People sometimes feel a flicker of pleasure when a high-status, low-warmth person stumbles, because the threat suddenly feels smaller.2 Brad didn't become more competent after he fell. He became more human.

Lead With Warmth

Leading with warmth doesn't mean hiding your competence or pretending to know less. It means giving people a reason to feel safe before asking them to trust your expertise.

Research on the pratfall effect, first demonstrated by Elliot Aronson and colleagues in 1966, found that a small, genuine mistake can make an already-competent person more likable. The mistake doesn't create competence. It reveals humanity.

The lesson isn't to manufacture mistakes. It's to stop hiding every imperfection. Admit uncertainty when it's real. Pause before answering when the answer deserves care. Laugh when something small goes wrong. Let clients see the person behind the professional.

The rule is simple. Warmth first. Competence second. Not because competence matters less, but because competence without warmth can feel like power without safety.

Clients don't hire the smartest advisor they meet. They hire the smartest advisor who makes them feel safe.
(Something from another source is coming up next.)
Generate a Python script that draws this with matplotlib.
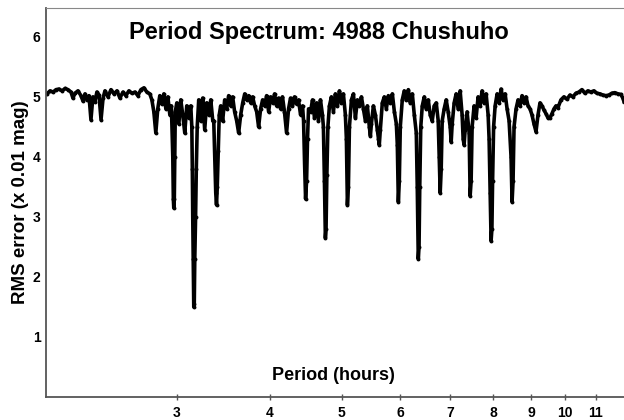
import matplotlib
matplotlib.use("Agg")
import matplotlib.pyplot as plt

plt.rcParams['font.family'] = ['Liberation Sans', 'DejaVu Sans']

period = [
    2.006, 2.025, 2.045, 2.063, 2.082, 2.102, 2.122, 2.141, 2.161, 2.174,
    2.188, 2.208, 2.229, 2.243, 2.257, 2.270, 2.285, 2.299, 2.313, 2.327,
    2.342, 2.357, 2.372, 2.387, 2.401, 2.424, 2.446, 2.469, 2.492, 2.515,
    2.539, 2.562, 2.586, 2.610, 2.635, 2.659, 2.684, 2.709, 2.734, 2.759,
    2.777, 2.794, 2.811, 2.828, 2.846, 2.864, 2.882, 2.900, 2.918, 2.936,
    2.950, 2.963, 2.968, 2.972, 2.977, 2.981, 2.986,
    3.000, 3.019, 3.037, 3.056, 3.075, 3.094, 3.113, 3.133,
    3.143, 3.148, 3.152, 3.157, 3.162, 3.167, 3.172, 3.180, 3.187, 3.196, 3.211,
    3.231, 3.251, 3.271, 3.291, 3.312, 3.333, 3.354,
    3.364, 3.375, 3.385, 3.393, 3.401, 3.412, 3.422,
    3.437, 3.458, 3.480, 3.501, 3.523, 3.545, 3.567, 3.589, 3.612, 3.634,
    3.657, 3.680, 3.703, 3.726, 3.749, 3.772, 3.795, 3.819, 3.843, 3.866,
    3.890, 3.914, 3.938, 3.963, 3.988, 4.012, 4.037, 4.062, 4.087, 4.112,
    4.138, 4.163, 4.189, 4.216, 4.242, 4.268, 4.294, 4.321, 4.348, 4.375,
    4.403, 4.430,
    4.444, 4.458, 4.472, 4.486, 4.499, 4.513,
    4.541, 4.569, 4.597, 4.626, 4.654, 4.683, 4.712,
    4.726, 4.741, 4.755, 4.765, 4.777, 4.792,
    4.815, 4.845, 4.875, 4.905, 4.936, 4.967, 4.997, 5.028, 5.059,
    5.075, 5.091, 5.107, 5.123,
    5.155, 5.187, 5.219, 5.252, 5.284, 5.317, 5.350, 5.383, 5.416, 5.449,
    5.467, 5.484, 5.518, 5.552, 5.585, 5.603, 5.620, 5.638, 5.673, 5.708,
    5.744, 5.780, 5.816, 5.852, 5.889, 5.925,
    5.943, 5.962, 5.980, 5.998,
    6.035, 6.072, 6.110, 6.149, 6.187, 6.226, 6.264, 6.303,
    6.322, 6.342, 6.357, 6.371, 6.391,
    6.421, 6.461, 6.501, 6.541, 6.581, 6.622, 6.663, 6.705, 6.746,
    6.767, 6.788, 6.809, 6.830,
    6.872, 6.915, 6.958, 7.001, 7.023, 7.045, 7.088, 7.132, 7.176, 7.221,
    7.265, 7.288, 7.310, 7.333, 7.378,
    7.425, 7.448, 7.471, 7.494,
    7.540, 7.587, 7.634, 7.682, 7.729, 7.777, 7.826, 7.875,
    7.899, 7.924, 7.948, 7.968, 7.985, 8.010,
    8.048, 8.098, 8.148, 8.198, 8.249, 8.301, 8.352, 8.404,
    8.455, 8.482, 8.508, 8.534,
    8.587, 8.641, 8.694, 8.748, 8.802, 8.857, 8.912, 8.967, 9.022, 9.078,
    9.135, 9.192, 9.249, 9.306, 9.364, 9.422, 9.480, 9.539, 9.598, 9.658,
    9.718, 9.778, 9.869, 9.961, 10.054, 10.148, 10.242, 10.337, 10.434, 10.532,
    10.630, 10.729, 10.829, 10.929, 11.031, 11.135, 11.238, 11.345, 11.450, 11.556,
    11.664, 11.773, 11.883, 11.956, 12.000,
]

rms = [
    5.05, 5.10, 5.08, 5.12, 5.13, 5.10, 5.14, 5.12, 5.08, 4.98,
    5.06, 5.10, 5.02, 4.93, 5.05, 4.95, 5.02, 4.62, 5.00, 4.92,
    5.08, 5.03, 4.62, 4.98, 5.10, 5.00, 5.12, 5.05, 5.10, 4.98,
    5.08, 5.02, 5.10, 5.06, 5.08, 5.02, 5.12, 5.15, 5.08, 5.05,
    4.95, 4.75, 4.40, 4.80, 5.02, 4.88, 5.05, 4.80, 5.00, 4.70,
    4.85, 4.00, 3.30, 3.15, 3.30, 4.00, 4.75,
    4.90, 4.55, 4.95, 4.70, 4.40, 4.85, 4.65, 4.85,
    4.50, 3.80, 3.00, 2.30, 1.50, 1.55, 2.30, 3.00, 3.80, 4.50, 4.95,
    4.60, 4.98, 4.45, 4.90, 4.70, 4.95, 4.60,
    4.60, 4.00, 3.40, 3.20, 3.50, 4.10, 4.70,
    4.85, 4.60, 4.95, 4.80, 5.02, 4.85, 5.00, 4.75, 4.60, 4.40,
    4.70, 4.90, 5.05, 4.95, 5.02, 4.90, 5.00, 4.85, 4.75, 4.50,
    4.80, 4.95, 4.85, 5.02, 4.75, 5.00, 4.90, 5.05, 4.85, 4.98,
    4.80, 5.00, 4.75, 4.40, 4.80, 4.98, 4.85, 5.00, 4.88, 4.95,
    4.70, 4.85,
    4.60, 3.90, 3.30, 3.60, 4.30, 4.80,
    4.75, 4.95, 4.65, 4.90, 4.60, 4.95, 4.70,
    4.50, 3.60, 2.65, 2.80, 3.70, 4.50,
    4.85, 5.00, 4.75, 5.05, 4.85, 5.10, 4.90, 5.05, 4.70,
    4.30, 3.20, 3.50, 4.50,
    4.95, 5.05, 4.65, 4.95, 4.85, 5.00, 4.80, 4.60, 4.85, 4.50,
    4.35, 4.55, 4.85, 4.70, 4.45, 4.30, 4.20, 4.45, 4.90, 5.00,
    4.80, 5.02, 4.90, 5.05, 4.75, 4.55,
    4.20, 3.25, 3.60, 4.50,
    4.95, 5.10, 4.95, 5.12, 4.90, 5.05, 4.70, 4.40,
    3.50, 2.30, 2.50, 3.50, 4.50,
    4.85, 5.00, 4.80, 4.95, 4.70, 4.60, 4.85, 4.90, 4.60,
    4.00, 3.40, 3.80, 4.60,
    4.80, 4.95, 4.75, 4.50, 4.25, 4.55, 4.90, 5.05, 4.80, 5.10,
    4.70, 4.30, 4.20, 4.45, 4.75,
    4.40, 3.35, 3.60, 4.50,
    4.85, 4.65, 5.00, 4.85, 5.10, 4.90, 5.05, 4.70,
    4.30, 3.40, 2.60, 2.80, 3.60, 4.50,
    4.85, 5.05, 4.90, 5.13, 4.95, 5.05, 4.80, 4.60,
    4.00, 3.25, 3.60, 4.50,
    4.80, 4.95, 4.85, 5.02, 4.90, 5.00, 4.85, 4.80, 4.70, 4.55,
    4.42, 4.70, 4.90, 4.85, 4.78, 4.72, 4.65, 4.65, 4.72, 4.80,
    4.85, 4.82, 4.95, 5.00, 4.96, 5.03, 5.00, 5.06, 5.08, 5.12,
    5.06, 5.10, 5.08, 5.10, 5.06, 5.05, 5.03, 5.02, 5.03, 5.06,
    5.07, 5.05, 5.04, 4.98, 4.92,
]

xticks = [3, 4, 5, 6, 7, 8, 9, 10, 11]
yticks = [1, 2, 3, 4, 5, 6]

fig = plt.figure(figsize=(6.24, 4.20), dpi=100)
ax = fig.add_axes([46 / 624, 23 / 420, 578 / 624, 389 / 420])

ax.plot(period, rms, color='black', linewidth=2.6, marker='o',
        markersize=2.8, markeredgewidth=0, solid_joinstyle='round')

ax.set_xscale('log')
ax.set_xlim(2.0, 12.0)
ax.set_ylim(0, 6.48)
ax.set_xticks(xticks)
ax.set_xticklabels([str(t) for t in xticks])
ax.minorticks_off()
ax.set_yticks(yticks)
ax.set_yticklabels([str(t) for t in yticks])

ax.tick_params(axis='x', direction='inout', length=5, width=1, color='#555555',
               pad=4, labelsize=10)
ax.tick_params(axis='y', length=0, pad=4, labelsize=10)
for lab in ax.get_xticklabels() + ax.get_yticklabels():
    lab.set_fontweight('bold')

for side in ['left', 'bottom']:
    ax.spines[side].set_color('#555555')
    ax.spines[side].set_linewidth(1.3)
ax.spines['top'].set_color('#888888')
ax.spines['top'].set_linewidth(0.8)
ax.spines['right'].set_visible(False)

ax.text(0.472, 0.938, 'Period Spectrum: 4988 Chushuho', transform=ax.transAxes,
        ha='center', va='center', fontsize=17, fontweight='bold')
ax.text(0.4965, 0.054, 'Period (hours)', transform=ax.transAxes,
        ha='center', va='center', fontsize=13, fontweight='bold')
ax.set_ylabel('RMS error (x 0.01 mag)', fontsize=13.5, fontweight='bold', labelpad=3)

fig.savefig('out.png', dpi=100)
Want to go deeper? I spoke with Vanessa Van Edwards, bestselling author of Cues: Master the Secret Language of Charismatic Communication, about the subtle signals financial planners send in the first few minutes of a meeting and how surprisingly small changes can transform an interaction. Click here to read the conversation.

Curious how you come across to clients? The People Skills Index from the Science of People measures how you come across on the dimensions on which this article is built, and closes the gap between how you see yourself and how others perceive you. It gives you a baseline and lets you track how practice, coaching, and experience change the way you show up over time.

Related: The Deferred Life Syndrome: When Preparing for the Future Delays Living Today

References

Aronson, E., Willerman, B., & Floyd, J. (1966). The effect of a pratfall on increasing interpersonal attractiveness. Psychonomic Science, 4(6), 227-228. https://doi.org/10.3758/BF03342263

Fiske, S. T., Cuddy, A. J. C., & Glick, P. (2007). Universal dimensions of social cognition: Warmth and competence. Trends in Cognitive Sciences, 11(2), 77-83. https://doi.org/10.1016/j.tics.2006.11.005

Van Edwards, V. (2022). Cues: Master the secret language of charismatic communication. Portfolio.

Willis, J., & Todorov, A. (2006). First impressions: Making up your mind after a 100-ms exposure to a face. Psychological Science, 17(7), 592-598. https://doi.org/10.1111/j.1467-9280.2006.01750.x

Notes

  1. Credence good: a service whose quality is hard to evaluate even after receiving it.

  2. Mina Cikara and Susan Fiske have studied this pattern, finding people can feel pleasure at the misfortune of envied, high-competence and low-warmth targets.